╭──
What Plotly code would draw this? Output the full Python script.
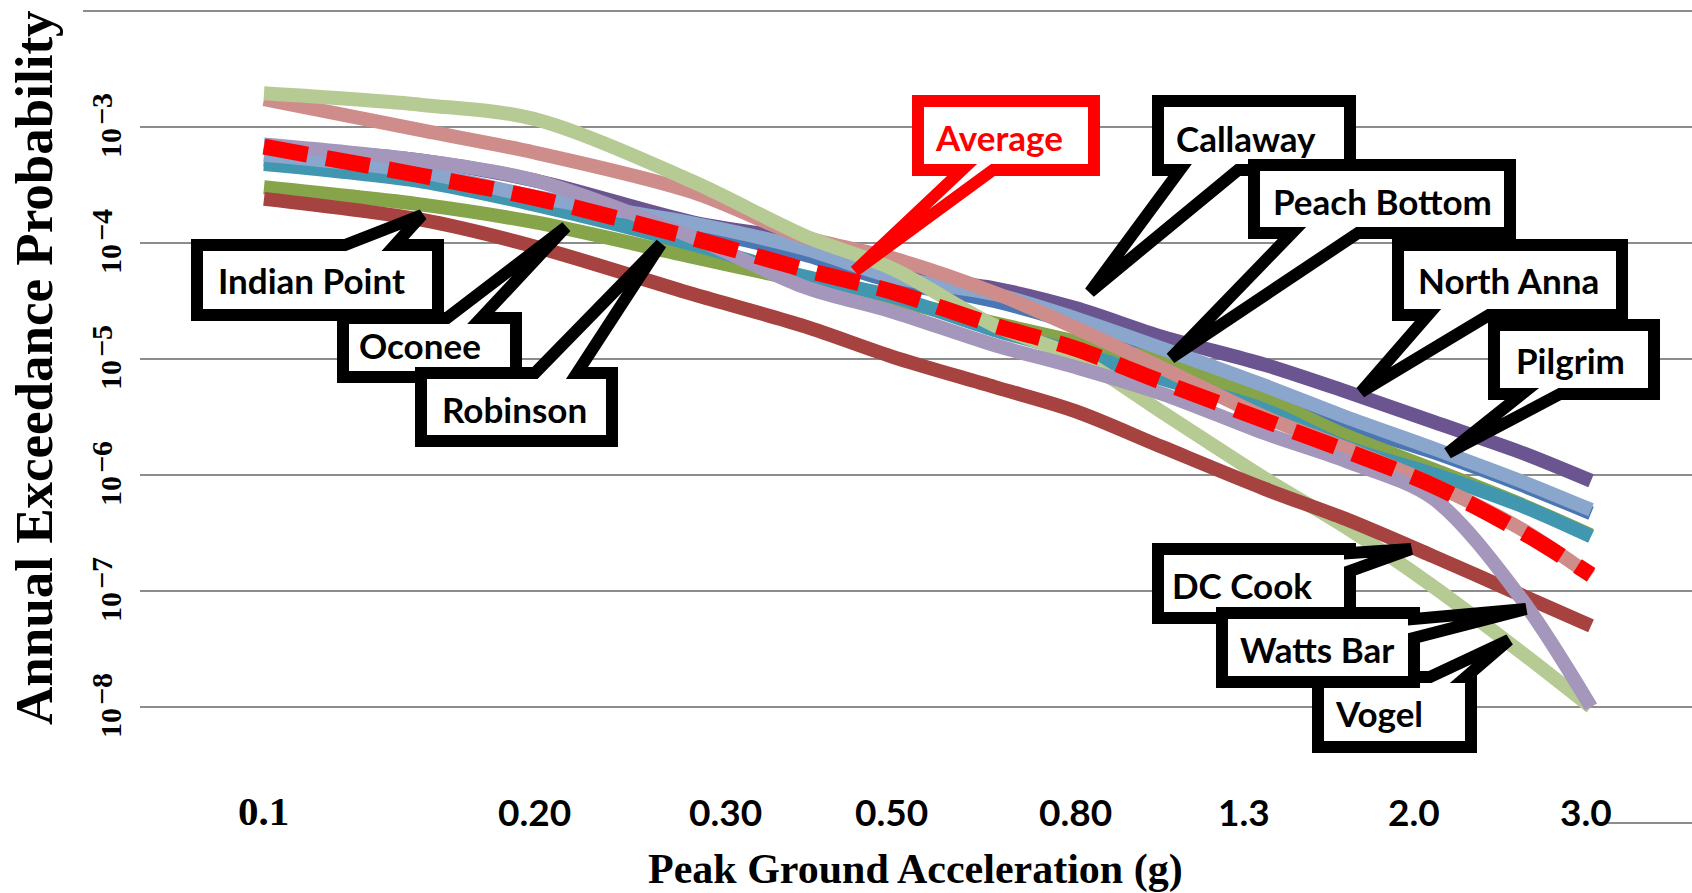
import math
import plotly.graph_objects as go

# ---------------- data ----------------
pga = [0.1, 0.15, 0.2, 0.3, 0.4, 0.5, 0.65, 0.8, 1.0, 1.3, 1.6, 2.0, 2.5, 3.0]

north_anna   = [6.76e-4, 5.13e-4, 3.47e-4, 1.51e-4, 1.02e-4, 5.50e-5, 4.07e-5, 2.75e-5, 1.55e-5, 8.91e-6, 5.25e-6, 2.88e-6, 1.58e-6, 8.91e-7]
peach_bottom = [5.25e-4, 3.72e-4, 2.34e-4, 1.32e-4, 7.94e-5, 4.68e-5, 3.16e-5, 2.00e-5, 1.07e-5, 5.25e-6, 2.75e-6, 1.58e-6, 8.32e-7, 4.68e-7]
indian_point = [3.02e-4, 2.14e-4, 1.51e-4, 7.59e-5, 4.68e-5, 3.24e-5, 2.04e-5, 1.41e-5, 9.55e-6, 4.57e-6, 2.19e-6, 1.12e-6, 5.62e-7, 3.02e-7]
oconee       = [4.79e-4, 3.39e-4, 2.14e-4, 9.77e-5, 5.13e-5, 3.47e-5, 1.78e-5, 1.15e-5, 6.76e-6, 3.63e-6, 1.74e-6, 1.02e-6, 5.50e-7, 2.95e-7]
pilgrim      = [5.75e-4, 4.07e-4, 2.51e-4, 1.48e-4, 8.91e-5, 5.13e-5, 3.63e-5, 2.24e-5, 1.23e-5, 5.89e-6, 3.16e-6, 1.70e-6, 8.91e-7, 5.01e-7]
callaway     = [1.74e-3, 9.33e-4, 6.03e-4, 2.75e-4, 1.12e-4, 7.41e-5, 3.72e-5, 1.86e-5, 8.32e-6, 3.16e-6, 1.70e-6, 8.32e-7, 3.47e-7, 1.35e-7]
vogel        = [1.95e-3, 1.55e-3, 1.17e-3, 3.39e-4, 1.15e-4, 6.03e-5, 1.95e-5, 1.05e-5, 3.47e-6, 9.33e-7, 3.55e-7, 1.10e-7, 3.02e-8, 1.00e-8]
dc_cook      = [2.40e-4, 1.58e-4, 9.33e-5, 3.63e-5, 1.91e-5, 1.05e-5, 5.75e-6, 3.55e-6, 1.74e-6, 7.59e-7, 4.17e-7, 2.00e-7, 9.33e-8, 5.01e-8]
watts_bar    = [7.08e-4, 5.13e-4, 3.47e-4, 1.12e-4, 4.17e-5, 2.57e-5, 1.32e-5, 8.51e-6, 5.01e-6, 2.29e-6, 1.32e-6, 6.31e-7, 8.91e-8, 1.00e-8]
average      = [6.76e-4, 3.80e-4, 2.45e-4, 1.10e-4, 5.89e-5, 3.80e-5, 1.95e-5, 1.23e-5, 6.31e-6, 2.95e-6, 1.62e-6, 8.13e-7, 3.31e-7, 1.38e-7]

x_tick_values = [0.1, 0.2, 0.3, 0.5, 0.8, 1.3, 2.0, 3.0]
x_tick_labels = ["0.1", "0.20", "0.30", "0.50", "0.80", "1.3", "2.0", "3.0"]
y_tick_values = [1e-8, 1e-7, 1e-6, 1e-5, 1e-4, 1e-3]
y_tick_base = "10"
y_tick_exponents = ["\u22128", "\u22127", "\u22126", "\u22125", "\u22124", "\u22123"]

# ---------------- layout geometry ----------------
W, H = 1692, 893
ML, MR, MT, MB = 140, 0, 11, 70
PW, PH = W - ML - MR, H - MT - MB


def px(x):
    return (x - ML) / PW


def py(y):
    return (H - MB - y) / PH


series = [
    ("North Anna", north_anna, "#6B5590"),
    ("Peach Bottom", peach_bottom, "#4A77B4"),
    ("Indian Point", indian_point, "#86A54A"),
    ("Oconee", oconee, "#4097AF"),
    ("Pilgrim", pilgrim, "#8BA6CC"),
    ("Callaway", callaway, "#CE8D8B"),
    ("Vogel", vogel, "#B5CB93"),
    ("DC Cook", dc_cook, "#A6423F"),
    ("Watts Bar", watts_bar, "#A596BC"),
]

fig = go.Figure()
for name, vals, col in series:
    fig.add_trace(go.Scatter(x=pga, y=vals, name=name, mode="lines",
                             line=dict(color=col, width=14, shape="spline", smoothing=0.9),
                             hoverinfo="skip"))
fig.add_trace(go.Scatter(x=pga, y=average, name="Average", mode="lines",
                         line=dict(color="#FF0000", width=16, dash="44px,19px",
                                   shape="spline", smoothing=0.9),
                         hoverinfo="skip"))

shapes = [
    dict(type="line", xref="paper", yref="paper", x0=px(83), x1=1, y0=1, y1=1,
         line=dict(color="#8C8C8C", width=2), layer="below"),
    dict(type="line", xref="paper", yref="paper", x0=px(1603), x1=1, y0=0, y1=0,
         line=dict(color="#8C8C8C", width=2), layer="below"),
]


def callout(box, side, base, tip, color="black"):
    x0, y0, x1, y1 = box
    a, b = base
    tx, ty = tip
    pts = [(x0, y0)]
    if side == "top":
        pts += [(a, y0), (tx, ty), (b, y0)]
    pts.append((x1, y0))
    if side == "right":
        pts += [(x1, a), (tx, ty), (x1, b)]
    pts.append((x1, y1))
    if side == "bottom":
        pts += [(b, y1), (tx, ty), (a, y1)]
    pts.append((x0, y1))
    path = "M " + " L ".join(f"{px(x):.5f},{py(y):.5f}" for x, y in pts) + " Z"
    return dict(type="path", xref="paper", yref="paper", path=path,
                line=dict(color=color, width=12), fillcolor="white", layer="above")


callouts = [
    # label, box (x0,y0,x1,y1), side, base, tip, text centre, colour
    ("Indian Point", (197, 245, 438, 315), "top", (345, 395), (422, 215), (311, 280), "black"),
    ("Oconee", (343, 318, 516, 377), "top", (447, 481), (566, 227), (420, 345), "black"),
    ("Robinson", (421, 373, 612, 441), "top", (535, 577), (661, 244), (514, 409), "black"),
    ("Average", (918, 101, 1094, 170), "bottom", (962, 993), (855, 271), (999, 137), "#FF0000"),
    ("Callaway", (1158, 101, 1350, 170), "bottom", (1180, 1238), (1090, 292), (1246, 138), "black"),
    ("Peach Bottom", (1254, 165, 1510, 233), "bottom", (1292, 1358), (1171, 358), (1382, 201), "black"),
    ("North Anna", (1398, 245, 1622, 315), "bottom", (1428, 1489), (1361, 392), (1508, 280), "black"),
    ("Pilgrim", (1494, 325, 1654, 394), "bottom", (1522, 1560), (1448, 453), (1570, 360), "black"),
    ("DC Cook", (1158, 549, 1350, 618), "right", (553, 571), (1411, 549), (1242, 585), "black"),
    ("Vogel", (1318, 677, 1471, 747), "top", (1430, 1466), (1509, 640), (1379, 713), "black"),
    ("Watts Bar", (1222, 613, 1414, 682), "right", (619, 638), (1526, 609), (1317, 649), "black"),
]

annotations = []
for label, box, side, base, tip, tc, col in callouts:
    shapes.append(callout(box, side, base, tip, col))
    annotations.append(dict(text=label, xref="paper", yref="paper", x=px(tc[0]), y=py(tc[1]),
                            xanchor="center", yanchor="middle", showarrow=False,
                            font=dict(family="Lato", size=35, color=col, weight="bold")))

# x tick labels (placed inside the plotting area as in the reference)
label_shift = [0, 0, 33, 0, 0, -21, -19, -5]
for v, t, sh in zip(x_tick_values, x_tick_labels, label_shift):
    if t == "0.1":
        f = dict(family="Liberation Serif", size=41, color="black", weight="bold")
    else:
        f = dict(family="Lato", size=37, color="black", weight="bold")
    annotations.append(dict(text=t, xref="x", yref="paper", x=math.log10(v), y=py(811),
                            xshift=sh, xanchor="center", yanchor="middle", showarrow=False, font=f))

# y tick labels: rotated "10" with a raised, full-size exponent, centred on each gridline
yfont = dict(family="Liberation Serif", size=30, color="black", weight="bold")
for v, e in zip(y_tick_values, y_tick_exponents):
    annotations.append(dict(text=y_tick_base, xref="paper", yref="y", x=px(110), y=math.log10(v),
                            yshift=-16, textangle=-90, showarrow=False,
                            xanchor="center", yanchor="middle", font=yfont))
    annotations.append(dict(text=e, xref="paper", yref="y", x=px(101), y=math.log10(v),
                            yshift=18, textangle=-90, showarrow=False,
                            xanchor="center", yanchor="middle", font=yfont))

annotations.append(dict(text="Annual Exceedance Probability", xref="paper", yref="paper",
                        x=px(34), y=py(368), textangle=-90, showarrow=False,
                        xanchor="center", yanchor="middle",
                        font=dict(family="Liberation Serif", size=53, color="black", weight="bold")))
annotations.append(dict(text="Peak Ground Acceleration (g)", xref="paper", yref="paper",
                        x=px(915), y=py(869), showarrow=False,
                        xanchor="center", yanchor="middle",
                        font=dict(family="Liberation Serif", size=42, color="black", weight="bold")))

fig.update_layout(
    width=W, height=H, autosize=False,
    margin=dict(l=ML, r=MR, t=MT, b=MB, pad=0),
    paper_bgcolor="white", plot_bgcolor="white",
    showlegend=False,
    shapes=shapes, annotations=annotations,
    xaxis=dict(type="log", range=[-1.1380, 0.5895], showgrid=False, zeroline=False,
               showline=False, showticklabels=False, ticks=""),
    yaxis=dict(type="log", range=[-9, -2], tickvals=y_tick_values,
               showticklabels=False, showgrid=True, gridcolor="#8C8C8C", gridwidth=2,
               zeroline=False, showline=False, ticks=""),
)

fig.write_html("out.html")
╰──
#### TASK INSTRUCTIONS:
Leave out the pictures, then repeat the listing above exactly from its first line to the line with "2.0, 2.5, 3.0]", inclusive.

#### ANSWER FOR THIS EXERCISE:
What Plotly code would draw this? Output the full Python script.
import math
import plotly.graph_objects as go

# ---------------- data ----------------
pga = [0.1, 0.15, 0.2, 0.3, 0.4, 0.5, 0.65, 0.8, 1.0, 1.3, 1.6, 2.0, 2.5, 3.0]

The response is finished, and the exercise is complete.